La société KIOTI FRANCE est une entreprise spécialisée dans le commerce de machines agricoles. Dans le cadre de son activité, cette société importe depuis la Corée des véhicules utilitaires tout-terrain (« Utility Terrain Vehicle » en anglais, ci-après «UTV») complets mais non montés, ayant pour référence : K9 2400, MEC 2210 et MEC 3000.
Afin d’assurer un service après-vente, la société importe également diverses pièces entrant dans la confection de ces UTV.
L’intégralité de ces pièces sont présentées au dédouanement en même temps que les UTV.

Par procès-verbal du 27 septembre 2021, le service ex-post du bureau de [2] notifiait à la société KIOTI FRANCE une infraction de fausse déclaration et lui remettait un avis de paiement d’un montant de 235 800 € correspondant aux droits dus du fait des différents reclassements tarifaires opérés par l’administration, taxes et intérêts de retard (dont 191.887 € de droits de douane, 32.980 € de TVA et 10.933 € d’intérêts de retard).

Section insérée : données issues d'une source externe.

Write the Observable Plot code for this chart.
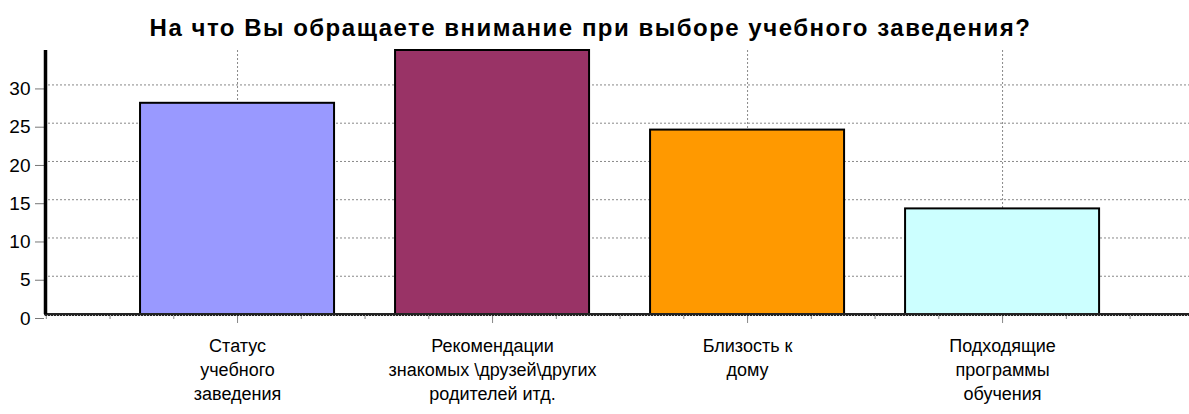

Un avis de mise en recouvrement n°0898/21-1386 était émis le 4 novembre 2021.

Le 13 janvier 2022, la société KIOTI FRANCE contestait l’AMR N°0896/21-1386.

Le 5 juillet 2022, l’administration rejetée la contestation amiable de l’AMR.

La société KIOTI FRANCE, qui n’avait pas sollicité le sursis de paiement, a procédé au paiement du montant mis en recouvrement.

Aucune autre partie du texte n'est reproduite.